The candles burned in the living room and bathroom. New Age music filled the house. The bath was drawn. The bed sheets were ruffled.
Nicole Brown Simpson may have been planning for romance the night she was murdered, O.J. Simpson's lawyers suggested Wednesday, but police ignored these clues - and the possibility of a mysterious gentleman caller - in their investigation.Over and over, defense attorney Johnnie Cochran Jr. pressed detective Tom Lange during cross-examination Wednesday. Did police check whether Nicole Simpson had a male visitor that night? Did they photograph the nine candles burning upstairs? Did they perform tests to determine if she had been raped?
The normally placid Lange, on the stand for the third day, bristled at the questions. He insisted that the only man to visit Nicole Simpson late the night of June 12 was Ronald Goldman. Sex, consensual or otherwise, never entered into the attack.

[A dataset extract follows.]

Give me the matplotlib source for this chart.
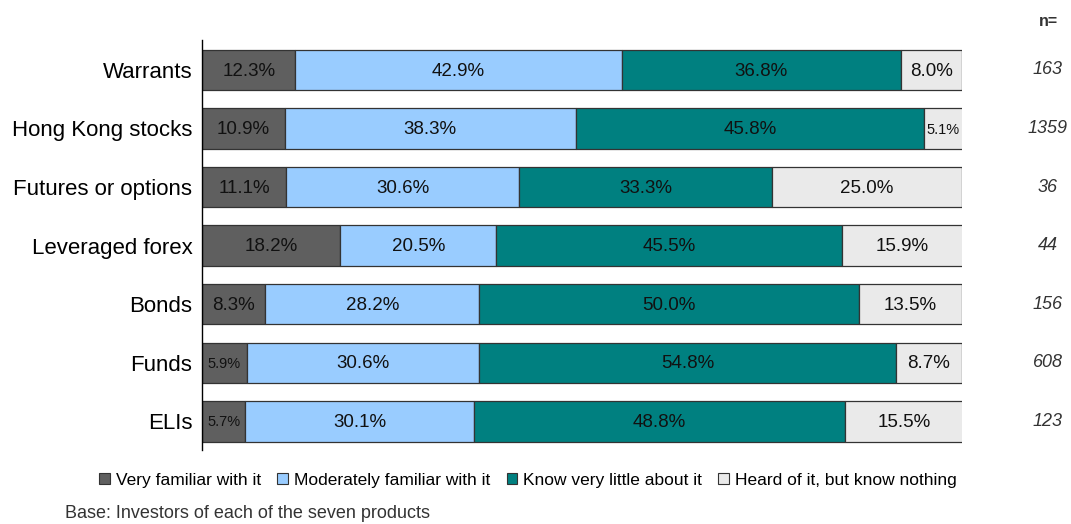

"In my observation and my experience, sex was the last thing on the mind of this attacker," Lange said, abandoning his usual dispassionate police lingo. "It was an overkill, a brutal overkill. There was no evidence of rape."
Cochran seemed taken aback by Lange's statement and tried to object in mid-sentence but was overruled. Court was recessed for the day moments later.

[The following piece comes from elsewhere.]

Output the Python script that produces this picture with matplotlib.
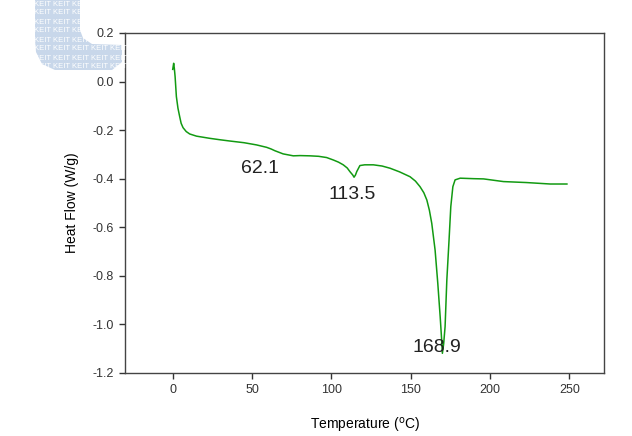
import matplotlib
matplotlib.use('Agg')
import matplotlib.pyplot as plt
from matplotlib.patches import Polygon

plt.rcParams['font.family'] = ['Liberation Sans', 'DejaVu Sans']

# DSC curve
temp = [0.0, 0.6, 1.0, 1.5, 2.3, 3.3, 4.4, 5.3, 6.5, 8.5, 10.7, 15, 23.4, 30, 36, 45,
        52.8, 59.2, 62.1, 64.4, 69.6, 76, 80.2, 86.5, 92, 97, 101.2, 104.5, 107.5, 110,
        111.7, 113.5, 114.3, 115.2, 116, 118, 121, 126.5, 132, 137, 143, 149.6, 153,
        155.9, 158.3, 160.2, 161.8, 163.3, 165.4, 167.1, 168.6, 169.5, 170.0, 170.8,
        171.7, 172.8, 174.2, 175.3, 176.6, 178, 181.2, 189.6, 196, 208.5, 223, 238, 248.5]
heat = [0.05, 0.075, 0.055, 0.02, -0.062, -0.11, -0.145, -0.172, -0.19, -0.206, -0.216,
        -0.225, -0.234, -0.24, -0.245, -0.252, -0.261, -0.271, -0.278, -0.285, -0.298,
        -0.306, -0.305, -0.306, -0.308, -0.313, -0.323, -0.332, -0.343, -0.356, -0.371,
        -0.385, -0.394, -0.385, -0.371, -0.346, -0.343, -0.343, -0.348, -0.357, -0.372,
        -0.392, -0.41, -0.433, -0.458, -0.488, -0.53, -0.584, -0.694, -0.831, -0.968,
        -1.06, -1.119, -1.08, -1.009, -0.817, -0.652, -0.515, -0.433, -0.405, -0.398,
        -0.4, -0.401, -0.412, -0.416, -0.422, -0.422]

peak_labels = ['62.1', '113.5', '168.9']
peak_x = [55, 113, 166.7]
peak_y = [-0.357, -0.467, -1.097]

W, H = 632, 436
fig = plt.figure(figsize=(W / 100, H / 100), dpi=100)

# faint "C" shaped watermark in the top-left corner (pixel outline)
wm_px = [(35, 0), (80, 0), (80, 30), (83, 38), (92, 44), (122, 45), (122, 62),
         (112, 70), (55, 70), (42, 64), (36, 52), (35, 40)]
wm = Polygon([(x / W, 1 - y / H) for x, y in wm_px], closed=True,
             transform=fig.transFigure, facecolor='#c8d7ea', edgecolor='none', zorder=0)
fig.patches.append(wm)
for yy in range(4, 70, 9):
    row = 'KEIT KEIT KEIT' if yy < 44 else 'KEIT KEIT KEIT KEIT KEIT'
    t = fig.text(34 / W, 1 - yy / H, row, fontsize=5.5,
                 color='white', va='center', zorder=1)
    t.set_clip_path(wm)

ax = fig.add_axes([0.198, 0.1445, 0.758, 0.78])
ax.plot(temp, heat, color='#129a12', lw=1.1)

for lab, xx, yy in zip(peak_labels, peak_x, peak_y):
    ax.text(xx, yy, lab, fontsize=14, ha='center', va='center', color='#222222')

ax.set_xlim(-30, 272)
ax.set_ylim(-1.2, 0.2)
ax.set_xticks([0, 50, 100, 150, 200, 250])
ax.set_yticks([0.2, 0.0, -0.2, -0.4, -0.6, -0.8, -1.0, -1.2])
ax.set_yticklabels(['0.2', '0.0', '-0.2', '-0.4', '-0.6', '-0.8', '-1.0', '-1.2'])
ax.tick_params(labelsize=9, length=4, width=1, colors='#333333', pad=4)
for s in ax.spines.values():
    s.set_color('#444444')
    s.set_linewidth(1.0)

ax.set_xlabel('Temperature ($^{\\mathrm{o}}$C)', fontsize=10, labelpad=14)
ax.set_ylabel('Heat Flow (W/g)', fontsize=10, labelpad=10)

fig.savefig('out.png', dpi=100)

The cross-examination was part of a long-range defense attempt to portray the police investigation of the murders of Nicole Simpson and Goldman as sloppy and incomplete.
Lange is to return to the stand Thursday for more cross-examination.
Meanwhile, District Attorney Gil Garcetti said that he expected another juror to be dismissed next week. And a dispute was brewing over whether the defense would lose another key witness.
Prosecutors said in court papers that Kathleen Bell, the only witness the defense has to portray detective Mark Fuhrman as a racist, doesn't want to testify.
But Bell's lawyer, Taylor Daig-neault, said his client would testify if subpoenaed. Defense lawyers also said they were confident she would appear.
"So long as she is duly served with a subpoena, and I think she has, then she'll be called as a witness and she will testify," said attorney Carl Douglas.
Losing Bell would hamper one of the defense's most important lines of attack: arguing that Fuhrman was a racist who planted a bloody glove at Simpson's estate.
Two other witnesses also have run into problems.
Mary Anne Gerchas, who claimed to see four men leaving the area near the murder scene, has been arrested for allegedly defrauding a hotel out of room bills. And Rosa Lopez, a potential alibi witness, has threatened to return to her native El Salvador.
In court, meantime, Lange conceded under cross-examination that his investigation was flawed by failures to collect blood from a gate, preserve Nicole Simpson's stomach contents and test blood splattered on her back.